THE HAGUE.- There is an unmistakable artistic affinity between the work of the Belgian artists Léon Spilliaert (Ostend 1881-1946 Brussels) and Dirk Braeckman (Eeklo, 1958). Although Spilliaert worked mainly with ink, pencil and chalk and Braeckman employs photography, their work reveals a shared fascination with the night. Dominated by black and grey, a spectrum of darkness punctuated and emphasised by points of light, their nocturnal gaze transforms their immediate surroundings and impressions into ambiguous dream images that pose more questions than they can answer. Their works seem to emerge from the same emotional world: the mysterious, the elusive and the indeterminate.
With Dirk Braeckman Léon Spilliaert: Night Wanderers, the Kunstmuseum Den Haag presents the first exhibition to explore the dialogue between these two artists works.
Léon Spilliaert
After studying for only a few months at the Academy of Fine Arts in Bruges, Léon Spilliaert worked alone to develop a unique and strongly graphic drawing style. Instead of oil paint, he opted for ink, pastel, watercolour and pencil, with a palette of mostly dark colours: black, grey and blue. Recurring motifs are the sea, deserted streets, hushed interiors and self-portraits, each shrouded in nocturnal shadows.

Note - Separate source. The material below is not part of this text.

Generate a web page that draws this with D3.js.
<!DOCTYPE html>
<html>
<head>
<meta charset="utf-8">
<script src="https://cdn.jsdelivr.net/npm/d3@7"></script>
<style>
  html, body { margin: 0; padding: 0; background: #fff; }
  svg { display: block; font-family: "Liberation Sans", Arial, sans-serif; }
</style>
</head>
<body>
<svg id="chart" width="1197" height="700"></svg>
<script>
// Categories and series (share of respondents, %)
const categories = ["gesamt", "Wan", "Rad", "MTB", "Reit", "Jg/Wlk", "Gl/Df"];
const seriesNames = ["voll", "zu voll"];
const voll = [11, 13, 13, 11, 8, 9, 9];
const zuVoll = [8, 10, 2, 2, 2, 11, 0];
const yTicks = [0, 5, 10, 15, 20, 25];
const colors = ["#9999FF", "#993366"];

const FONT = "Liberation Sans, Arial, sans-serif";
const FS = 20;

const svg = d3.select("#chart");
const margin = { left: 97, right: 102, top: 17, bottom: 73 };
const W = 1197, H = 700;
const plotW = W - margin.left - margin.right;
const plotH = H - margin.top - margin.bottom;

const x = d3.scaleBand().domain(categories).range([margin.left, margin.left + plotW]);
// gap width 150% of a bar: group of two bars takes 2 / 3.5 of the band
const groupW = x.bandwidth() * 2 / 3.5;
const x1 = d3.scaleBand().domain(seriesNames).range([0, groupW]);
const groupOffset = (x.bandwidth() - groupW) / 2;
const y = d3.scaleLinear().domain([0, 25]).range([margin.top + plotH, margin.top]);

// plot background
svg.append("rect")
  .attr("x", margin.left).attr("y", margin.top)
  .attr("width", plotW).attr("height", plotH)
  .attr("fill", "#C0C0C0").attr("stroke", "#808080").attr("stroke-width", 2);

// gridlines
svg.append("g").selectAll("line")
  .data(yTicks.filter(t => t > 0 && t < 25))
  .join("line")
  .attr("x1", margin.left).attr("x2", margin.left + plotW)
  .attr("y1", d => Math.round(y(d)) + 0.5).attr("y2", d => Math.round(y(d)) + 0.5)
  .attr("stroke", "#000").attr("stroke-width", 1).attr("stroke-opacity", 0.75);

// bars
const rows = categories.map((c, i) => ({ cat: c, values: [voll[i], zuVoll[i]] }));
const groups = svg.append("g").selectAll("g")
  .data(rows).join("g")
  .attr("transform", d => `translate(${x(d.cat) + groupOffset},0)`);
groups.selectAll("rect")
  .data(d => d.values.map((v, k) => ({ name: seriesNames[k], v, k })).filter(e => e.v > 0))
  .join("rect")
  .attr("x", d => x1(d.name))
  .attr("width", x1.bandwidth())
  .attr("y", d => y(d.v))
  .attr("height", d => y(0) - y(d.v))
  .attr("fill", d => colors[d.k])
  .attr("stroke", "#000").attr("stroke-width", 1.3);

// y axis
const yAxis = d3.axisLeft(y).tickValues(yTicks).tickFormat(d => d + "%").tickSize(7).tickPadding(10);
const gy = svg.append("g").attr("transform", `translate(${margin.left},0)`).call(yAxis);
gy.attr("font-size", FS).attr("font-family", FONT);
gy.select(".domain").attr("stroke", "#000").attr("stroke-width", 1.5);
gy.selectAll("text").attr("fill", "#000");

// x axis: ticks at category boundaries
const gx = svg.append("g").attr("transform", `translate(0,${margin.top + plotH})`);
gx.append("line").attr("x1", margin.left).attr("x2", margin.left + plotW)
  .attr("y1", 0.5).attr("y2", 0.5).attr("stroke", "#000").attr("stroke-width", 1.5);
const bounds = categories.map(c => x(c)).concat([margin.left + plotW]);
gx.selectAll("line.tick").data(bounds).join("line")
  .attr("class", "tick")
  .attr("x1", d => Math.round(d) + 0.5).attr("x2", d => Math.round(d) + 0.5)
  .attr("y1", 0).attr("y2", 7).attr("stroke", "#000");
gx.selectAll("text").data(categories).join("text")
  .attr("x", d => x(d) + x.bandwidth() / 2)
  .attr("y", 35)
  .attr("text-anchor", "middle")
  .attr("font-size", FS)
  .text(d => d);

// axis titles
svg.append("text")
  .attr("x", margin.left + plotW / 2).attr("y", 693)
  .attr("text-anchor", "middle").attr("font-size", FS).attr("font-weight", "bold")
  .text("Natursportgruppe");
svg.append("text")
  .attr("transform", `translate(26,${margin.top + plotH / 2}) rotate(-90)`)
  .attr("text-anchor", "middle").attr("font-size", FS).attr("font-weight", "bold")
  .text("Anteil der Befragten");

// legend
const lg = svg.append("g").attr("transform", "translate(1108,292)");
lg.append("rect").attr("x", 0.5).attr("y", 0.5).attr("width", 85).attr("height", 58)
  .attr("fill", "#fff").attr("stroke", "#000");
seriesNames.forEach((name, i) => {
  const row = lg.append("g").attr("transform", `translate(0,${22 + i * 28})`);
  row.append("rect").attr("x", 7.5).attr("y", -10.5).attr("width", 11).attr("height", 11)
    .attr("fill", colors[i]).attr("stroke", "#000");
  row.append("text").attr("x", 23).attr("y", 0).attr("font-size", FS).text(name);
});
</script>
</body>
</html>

Spilliaerts work is related to Symbolism, an art movement that flourished in France and Belgium around 1900 as reaction to the Industrial Revolution: closing their eyes to reality, artists turned their focus inwards. Partly due to his poor health, Spilliaert lived a rather secluded life close to his hometown; journeys elsewhere were restricted to his imagination. As such, the dark colours in his work are interpreted as a reflection of his inner demons.
Dirk Braeckman
Although Dirk Braeckman takes photographs, he thinks and works like a painter. It was already clear in his earliest works that he has little regards for photographic conventions: he resolutely opts for an experimental, painterly approach. For Braeckman, his camera is the same as a painters sketchbook. The exposure is only the starting point. The creation truly takes shape in the darkroom. In his unique, large-format prints, overexposure of the photographic paper or wild smears of fixative reveal the artists hand.

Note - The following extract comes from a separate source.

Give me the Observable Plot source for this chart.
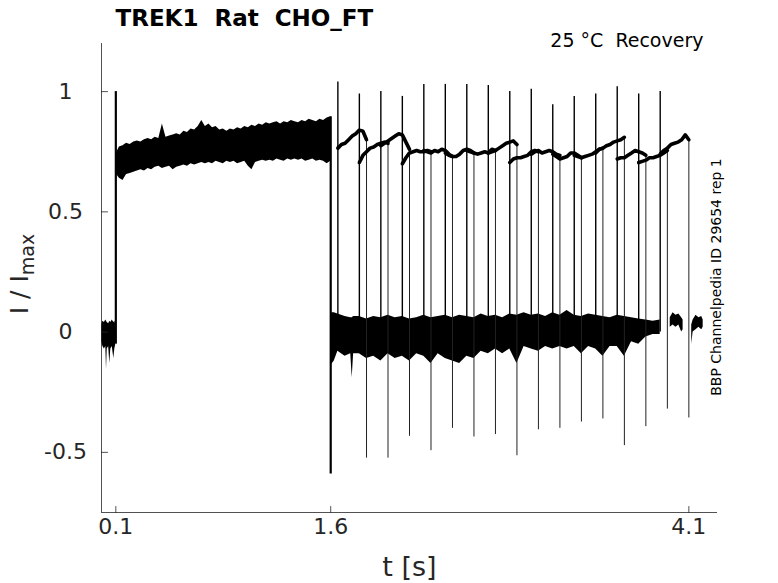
<!DOCTYPE html>
<html><head><meta charset="utf-8">
<script src="https://cdn.jsdelivr.net/npm/d3@7"></script>
<script src="https://cdn.jsdelivr.net/npm/@observablehq/plot@0.6"></script>
<style>
html,body{margin:0;padding:0;background:#fff;}
</style>
</head><body><div id="chart"></div>
<script>
// ---- text ----
const titleText = "TREK1\u00a0 Rat\u00a0 CHO_FT";
const subtitleText = "25 °C\u00a0 Recovery";
const sideText = "BBP Channelpedia ID 29654 rep 1";
const xLabel = "t [s]";
const yLabelMain = "I / I";
const yLabelSub = "max";

// ---- axes ----
const xDomain = [0, 4.3];
const yDomain = [-0.75, 1.2];
const xTicks = [0.1, 1.6, 4.1];
const xTickLabels = ["0.1", "1.6", "4.1"];
const yTicks = [-0.5, 0, 0.5, 1];
const yTickLabels = ["-0.5", "0", "0.5", "1"];

// ---- holding baseline before first pulse (envelope) ----
const preT  = [0, 0.01, 0.02, 0.03, 0.035, 0.04, 0.05, 0.058, 0.065, 0.075, 0.086, 0.093, 0.1];
const preHi = [0.03, 0.045, 0.04, 0.05, 0.045, 0.04, 0.035, 0.045, 0.04, 0.05, 0.04, 0.045, 0.03];
const preLo = [-0.04, -0.06, -0.07, -0.06, -0.155, -0.07, -0.06, -0.13, -0.07, -0.06, -0.11, -0.07, -0.05];

// ---- first (conditioning) pulse, overlapped sweeps (envelope) ----
const pulseT = [0.1,0.125,0.15,0.175,0.2,0.225,0.25,0.275,0.3,0.325,0.35,0.375,0.4,0.425,0.45,0.475,0.5,0.525,0.55,0.575,0.6,0.625,0.65,0.675,0.7,0.725,0.75,0.775,0.8,0.825,0.85,0.875,0.9,0.925,0.95,0.975,1.0,1.025,1.05,1.075,1.1,1.125,1.15,1.175,1.2,1.225,1.25,1.275,1.3,1.325,1.35,1.375,1.4,1.425,1.45,1.475,1.5,1.525,1.55,1.575,1.6];
const pulseHi = [0.74,0.77,0.775,0.785,0.78,0.79,0.795,0.79,0.80,0.805,
  0.80,0.81,0.805,0.865,0.81,0.815,0.82,0.825,0.82,0.835,
  0.83,0.845,0.84,0.855,0.88,0.855,0.865,0.85,0.855,0.84,
  0.845,0.835,0.845,0.84,0.85,0.845,0.855,0.85,0.86,0.855,
  0.865,0.86,0.87,0.865,0.87,0.875,0.865,0.875,0.87,0.88,
  0.875,0.87,0.88,0.875,0.885,0.88,0.875,0.885,0.88,0.89,0.895];
const pulseLo = [0.66,0.64,0.63,0.655,0.66,0.665,0.67,0.675,0.67,0.68,
  0.675,0.685,0.69,0.68,0.685,0.69,0.675,0.685,0.69,0.695,
  0.69,0.70,0.695,0.70,0.705,0.70,0.705,0.70,0.71,0.705,
  0.70,0.71,0.705,0.71,0.70,0.705,0.71,0.69,0.675,0.705,
  0.71,0.715,0.71,0.715,0.71,0.72,0.715,0.71,0.72,0.715,
  0.72,0.715,0.72,0.71,0.715,0.72,0.71,0.715,0.71,0.70,0.71];

// ---- baseline between pulses (envelope) ----
const baseT = [1.6,1.625,1.65,1.7,1.74,1.75,1.76,1.8,1.85,1.9,1.95,2.0,2.05,2.1,2.15,2.2,2.25,2.3,2.35,2.4,2.45,2.5,2.55,2.6,2.65,2.7,2.75,2.8,2.85,2.9,2.95,3.0,3.05,3.1,3.15,3.2,3.25,3.3,3.35,3.4,3.45,3.5,3.55,3.6,3.65,3.7,3.75,3.8,3.85,3.9];
const baseHi = [0.08,0.08,0.075,0.065,0.06,0.06,0.065,0.065,0.055,0.065,0.06,0.07,0.06,
  0.065,0.055,0.06,0.07,0.06,0.065,0.07,0.06,0.07,0.065,
  0.06,0.075,0.065,0.07,0.06,0.075,0.07,0.08,0.07,0.075,
  0.065,0.08,0.07,0.09,0.07,0.065,0.075,0.07,0.065,0.06,
  0.07,0.065,0.06,0.055,0.05,0.045,0.05];
const baseLo = [-0.14,-0.12,-0.08,-0.10,-0.09,-0.19,-0.09,-0.09,-0.11,-0.10,-0.12,-0.09,-0.11,
  -0.10,-0.12,-0.09,-0.10,-0.13,-0.09,-0.11,-0.12,-0.13,-0.10,
  -0.11,-0.08,-0.09,-0.07,-0.09,-0.07,-0.13,-0.06,-0.07,-0.08,
  -0.06,-0.07,-0.06,-0.07,-0.06,-0.09,-0.06,-0.07,-0.10,-0.06,
  -0.06,-0.10,-0.04,-0.05,-0.02,-0.01,-0.01];

// ---- baseline fragments at the end ----
const frag1T  = [3.97, 3.99, 4.01, 4.03, 4.05, 4.06];
const frag1Hi = [0.06, 0.08, 0.07, 0.075, 0.06, 0.05];
const frag1Lo = [0.02, 0.03, 0.02, 0.03, 0.0, 0.01];
const frag2T  = [4.12, 4.13, 4.15, 4.17, 4.19, 4.2];
const frag2Hi = [0.03, 0.05, 0.07, 0.06, 0.065, 0.05];
const frag2Lo = [-0.05, 0.0, 0.01, 0.02, 0.01, 0.02];

// ---- conditioning pulse edges ----
const stepT    = [0.1, 1.6];
const stepFrom = [-0.05, 0.895];
const stepTo   = [1.0, -0.59];

// ---- test pulses (one per sweep) ----
const testOn = [1.65,1.8,1.95,2.1,2.25,2.4,2.55,2.7,2.85,3.0,3.15,3.3,3.45,3.6,3.75,3.9];
const testOffsets = [0,0.025,0.05,0.075,0.1,0.125,0.15,0.175,0.2];
const testLevels = [
  [0.765,0.78,0.785,0.80,0.815,0.825,0.84,0.835,0.80],
  [0.705,0.735,0.75,0.765,0.77,0.78,0.785,0.79,0.785],
  [0.775,0.785,0.795,0.805,0.815,0.825,0.82,0.79,0.76],
  [0.70,0.725,0.745,0.75,0.755,0.75,0.75,0.755,0.75],
  [0.755,0.75,0.745,0.755,0.75,0.76,0.755,0.74,0.73],
  [0.745,0.735,0.73,0.73,0.74,0.755,0.76,0.755,0.745],
  [0.755,0.75,0.745,0.74,0.745,0.75,0.745,0.76,0.755],
  [0.745,0.75,0.755,0.765,0.775,0.785,0.79,0.795,0.78],
  [0.705,0.72,0.725,0.725,0.73,0.735,0.75,0.755,0.75],
  [0.74,0.75,0.755,0.745,0.75,0.755,0.75,0.74,0.735],
  [0.74,0.73,0.72,0.725,0.73,0.745,0.745,0.735,0.725],
  [0.735,0.73,0.725,0.73,0.735,0.74,0.75,0.76,0.765],
  [0.745,0.76,0.765,0.775,0.78,0.79,0.795,0.80,0.81],
  [0.72,0.725,0.725,0.735,0.745,0.755,0.75,0.745,0.735],
  [0.705,0.71,0.715,0.725,0.725,0.73,0.735,0.745,0.755],
  [0.74,0.755,0.765,0.78,0.785,0.79,0.80,0.82,0.80]
];
const upPeaks   = [1.04,0.99,1.0,0.98,1.03,1.03,1.03,1.025,1.0,1.01,0.945,0.98,0.99,1.02,0.99,1.0];
const testOff   = [1.85,2.0,2.15,2.3,2.45,2.6,2.75,2.9,3.05,3.2,3.35,3.5,3.65,3.8,3.95,4.1];
const downPeaks = [-0.524,-0.524,-0.433,-0.493,-0.40,-0.436,-0.426,-0.514,-0.406,-0.40,-0.374,-0.361,-0.472,-0.393,-0.32,-0.357];

// ---- build tables ----
const env = (T, H, L, g) => T.map((t, i) => ({t, hi: H[i], lo: L[i], g}));
const pre = env(preT, preHi, preLo, "pre");
const pulse = env(pulseT, pulseHi, pulseLo, "pulse");
const base = env(baseT, baseHi, baseLo, "base");
const frags = env(frag1T, frag1Hi, frag1Lo, "f1").concat(env(frag2T, frag2Hi, frag2Lo, "f2"));
const steps = stepT.map((t, i) => ({t, from: stepFrom[i], to: stepTo[i]}));
const sweeps = testOn.flatMap((on, k) => testOffsets.map((o, j) => ({k, t: on + o, v: testLevels[k][j]})));
const ups = testOn.map((t, k) => ({t, from: 0, to: upPeaks[k]}));
const downs = testOff.map((t, k) => ({t, from: testLevels[k][testLevels[k].length - 1], to: downPeaks[k]}));

const axisColor = "#262626";
const tickUp = {draw(ctx, l) { ctx.moveTo(0, 0); ctx.lineTo(0, -l); }};
const tickRight = {draw(ctx, l) { ctx.moveTo(0, 0); ctx.lineTo(l, 0); }};

const chart = Plot.plot({
  width: 778, height: 583,
  marginLeft: 101, marginRight: 61, marginTop: 43, marginBottom: 71,
  x: {domain: xDomain},
  y: {domain: yDomain},
  style: {fontFamily: "'DejaVu Sans', sans-serif", color: axisColor, background: "white"},
  marks: [
    Plot.areaY(pre, {x: "t", y1: "lo", y2: "hi", fill: "black"}),
    Plot.areaY(pulse, {x: "t", y1: "lo", y2: "hi", fill: "black"}),
    Plot.areaY(base, {x: "t", y1: "lo", y2: "hi", fill: "black"}),
    Plot.areaY(frags, {x: "t", y1: "lo", y2: "hi", z: "g", fill: "black"}),
    Plot.ruleX(downs, {x: "t", y1: "from", y2: "to", stroke: "#222", strokeWidth: 1}),
    Plot.ruleX(ups, {x: "t", y1: "from", y2: "to", stroke: "black", strokeWidth: 1.4}),
    Plot.ruleX(steps, {x: "t", y1: "from", y2: "to", stroke: "black", strokeWidth: 2.2}),
    Plot.line(sweeps, {x: "t", y: "v", z: "k", stroke: "black", strokeWidth: 3.6}),
    Plot.ruleX([xDomain[0]], {stroke: axisColor, strokeWidth: 0.8}),
    Plot.ruleY([yDomain[0]], {stroke: axisColor, strokeWidth: 0.8}),
    Plot.vector(xTicks, {x: d => d, frameAnchor: "bottom", length: 6, shape: tickUp, anchor: "start", stroke: axisColor, strokeWidth: 0.8}),
    Plot.vector(yTicks, {y: d => d, frameAnchor: "left", length: 6, shape: tickRight, anchor: "start", stroke: axisColor, strokeWidth: 0.8}),
    Plot.axisX(xTicks, {tickSize: 0, tickPadding: 6, fontSize: 22, label: null, tickFormat: d => xTickLabels[xTicks.indexOf(d)]}),
    Plot.axisY(yTicks, {tickSize: 0, tickPadding: 36, textAnchor: "middle", fontSize: 22, label: null, tickFormat: d => yTickLabels[yTicks.indexOf(d)]}),
    Plot.text([titleText], {text: d => d, frameAnchor: "top-left", dx: 14, dy: -25, fontSize: 23, fontWeight: "bold", textAnchor: "start", lineAnchor: "middle", fill: "black"}),
    Plot.text([subtitleText], {text: d => d, frameAnchor: "top-right", dx: -14, dy: -3, fontSize: 19, textAnchor: "end", lineAnchor: "middle", fill: "black"}),
    Plot.text([sideText], {text: d => d, frameAnchor: "right", dx: -1, dy: -1, rotate: -90, fontSize: 14, textAnchor: "middle", lineAnchor: "middle", fill: "black"}),
    Plot.text([xLabel], {text: d => d, frameAnchor: "bottom", dy: 55, fontSize: 27, textAnchor: "middle", lineAnchor: "middle", fill: axisColor}),
    Plot.text([yLabelMain], {text: d => d, frameAnchor: "left", dx: -82, dy: -4, rotate: -90, fontSize: 25, textAnchor: "middle", lineAnchor: "middle", fill: axisColor})
  ]
});

chart.querySelectorAll("text").forEach(t => {
  if (t.textContent === yLabelMain) {
    const ts = document.createElementNS("http://www.w3.org/2000/svg", "tspan");
    ts.setAttribute("font-size", "19");
    ts.setAttribute("dy", "0.35em");
    ts.textContent = yLabelSub;
    t.appendChild(ts);
  }
});

document.getElementById("chart").appendChild(chart);
</script>
</body></html>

As in Spilliaerts drawings, Braeckmans images seem to be detached from time, place and narrative. His photographs do not communicate reality but are often ambiguous or inscrutable. They carry within them a promise of a revelation that will never be fulfilled. Whereas the deep black in Spilliaerts works is seen as a reflection of his tormented psyche, the darkness in Braeckmans imagery flows from the shadow side that clings to every worldly object.

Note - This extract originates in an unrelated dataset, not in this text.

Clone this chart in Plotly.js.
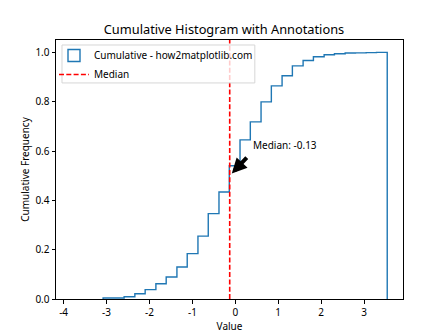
<!DOCTYPE html>
<html>
<head>
<meta charset="utf-8">
<script src="https://cdn.plot.ly/plotly-3.0.1.min.js"></script>
<style>html,body{margin:0;padding:0;background:#fff}#chart{width:448px;height:336px}</style>
</head>
<body>
<div id="chart"></div>
<script>
// Histogram bin edges (30 bins)
const binEdges = [-3.81, -3.57, -3.32, -3.08, -2.83, -2.59, -2.34, -2.10, -1.85, -1.61,
  -1.36, -1.12, -0.87, -0.63, -0.38, -0.14, 0.11, 0.35, 0.60, 0.84,
  1.09, 1.33, 1.58, 1.82, 2.07, 2.31, 2.56, 2.80, 3.05, 3.29, 3.54];
// Cumulative frequency at the end of each bin
const cumFreq = [0, 0, 0, 0.004, 0.004, 0.009, 0.021, 0.038, 0.062, 0.089,
  0.130, 0.184, 0.255, 0.346, 0.434, 0.54, 0.645, 0.718, 0.799, 0.864,
  0.905, 0.945, 0.967, 0.982, 0.990, 0.994, 0.997, 0.998, 0.999, 1.0];
const medianValue = -0.13;
const histLabel = 'Cumulative - how2matplotlib.com';
const medianLabel = 'Median';
const annotationText = 'Median: -0.13';
const xTicks = [-4, -3, -2, -1, 0, 1, 2, 3];
const yTicks = [0, 0.2, 0.4, 0.6, 0.8, 1.0];

// Build step outline (matplotlib histtype='step'); the zero run along the bottom is hidden under the spine
let k = cumFreq.findIndex(v => v > 0);
const sx = [binEdges[k]], sy = [0];
for (let i = k; i < cumFreq.length; i++) { sx.push(binEdges[i]); sy.push(cumFreq[i]); }
sx.push(binEdges[binEdges.length - 1]); sy.push(cumFreq[cumFreq.length - 1]);
sx.push(binEdges[binEdges.length - 1]); sy.push(0);

const xmin = binEdges[0], xmax = binEdges[binEdges.length - 1];
const xpad = 0.05 * (xmax - xmin);
const ymax = Math.max(...cumFreq) * 1.05;

const font = 'Noto Sans, Open Sans, DejaVu Sans, sans-serif';
const traces = [
  { type: 'scatter', mode: 'lines', x: sx, y: sy, name: histLabel,
    line: { shape: 'hv', color: '#1f77b4', width: 1.4 }, showlegend: false, hoverinfo: 'skip' },
  { type: 'bar', x: [null], y: [null], name: histLabel,
    marker: { color: 'rgba(0,0,0,0)', line: { color: '#1f77b4', width: 1.4 } }, showlegend: true },
  { type: 'scatter', mode: 'lines', x: [medianValue, medianValue], y: [0, ymax], name: medianLabel,
    line: { color: '#ff0000', width: 1.6, dash: '5px,2.3px' } }
];

const layout = {
  width: 448, height: 336,
  margin: { l: 56, r: 44.7, t: 40, b: 36.7 },
  paper_bgcolor: '#fff', plot_bgcolor: '#fff',
  font: { family: font, size: 10, color: '#000' },
  title: { text: 'Cumulative Histogram with Annotations', font: { family: font, size: 12.8, color: '#000' },
    x: 0.5, xanchor: 'center', y: 1 - 30 / 336, yanchor: 'middle' },
  xaxis: {
    range: [xmin - xpad, xmax + xpad], tickvals: xTicks, ticktext: xTicks.map(String),
    showgrid: false, zeroline: false, showline: true, mirror: true, linecolor: '#000', linewidth: 1,
    ticks: 'outside', ticklen: 3.5, tickwidth: 1, tickcolor: '#000',
    title: { text: 'Value', font: { family: font, size: 10 }, standoff: 4 }
  },
  yaxis: {
    range: [0, ymax], tickvals: yTicks, ticktext: yTicks.map(v => v.toFixed(1)),
    showgrid: false, zeroline: false, showline: true, mirror: true, linecolor: '#000', linewidth: 1,
    ticks: 'outside', ticklen: 3.5, tickwidth: 1, tickcolor: '#000',
    title: { text: 'Cumulative Frequency', font: { family: font, size: 10 }, standoff: 3 }
  },
  legend: {
    x: -2 / 347.3, y: (299.3 - 41) / 259.3, xanchor: 'left', yanchor: 'top',
    bgcolor: 'rgba(0,0,0,0)', borderwidth: 0,
    font: { family: font, size: 10, color: '#000' }, itemwidth: 30, tracegroupgap: 0
  },
  showlegend: true,
  shapes: [
    { type: 'rect', xref: 'paper', yref: 'paper', x0: 6 / 347.3, x1: 199 / 347.3,
      y0: (299.3 - 83) / 259.3, y1: (299.3 - 45) / 259.3,
      line: { color: '#d6d6d6', width: 1 }, fillcolor: 'rgba(255,255,255,0.8)', layer: 'above' }
  ],
  annotations: [
    { x: medianValue, y: 0.5, xref: 'x', yref: 'y', ax: medianValue + 0.43, ay: 0.579, axref: 'x', ayref: 'y',
      text: '', showarrow: true, arrowhead: 2, arrowsize: 0.75, arrowwidth: 4, arrowcolor: '#000', standoff: 3 },
    { x: medianValue + 0.5, y: 0.6, xref: 'x', yref: 'y', text: annotationText, showarrow: false,
      xanchor: 'left', yanchor: 'bottom', font: { family: font, size: 10, color: '#000' }, yshift: -3 }
  ]
};

Plotly.newPlot('chart', traces, layout, { displayModeBar: false, staticPlot: true });
</script>
</body>
</html>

Exhibition and publication
Dirk Braeckman Léon Spilliaert: Night Wanderers is the first exhibition to explore the dialogue between these two artists work. As in their imagery, the exhibition follows the rhythm of the hours of darkness from dusk, through the deepest black of the night, to dawn. Around fifty of Spilliaerts mostly small intimate drawings, with a focus on his early work, are displayed alongside thirty large-format works by Braeckman.
The exhibition is accompanied by the catalogue
Dirk Braeckman Léon Spilliaert, with contributions by Thijs de Raedt (curator at Kunstmuseum Den Haag) and Steven Humblet (art critic and photography historian). The book, published by Hannibal, is available from the museum shop for 59 euros (Dutch / English, 176 pages, ISBN 978 94 6494 137 1).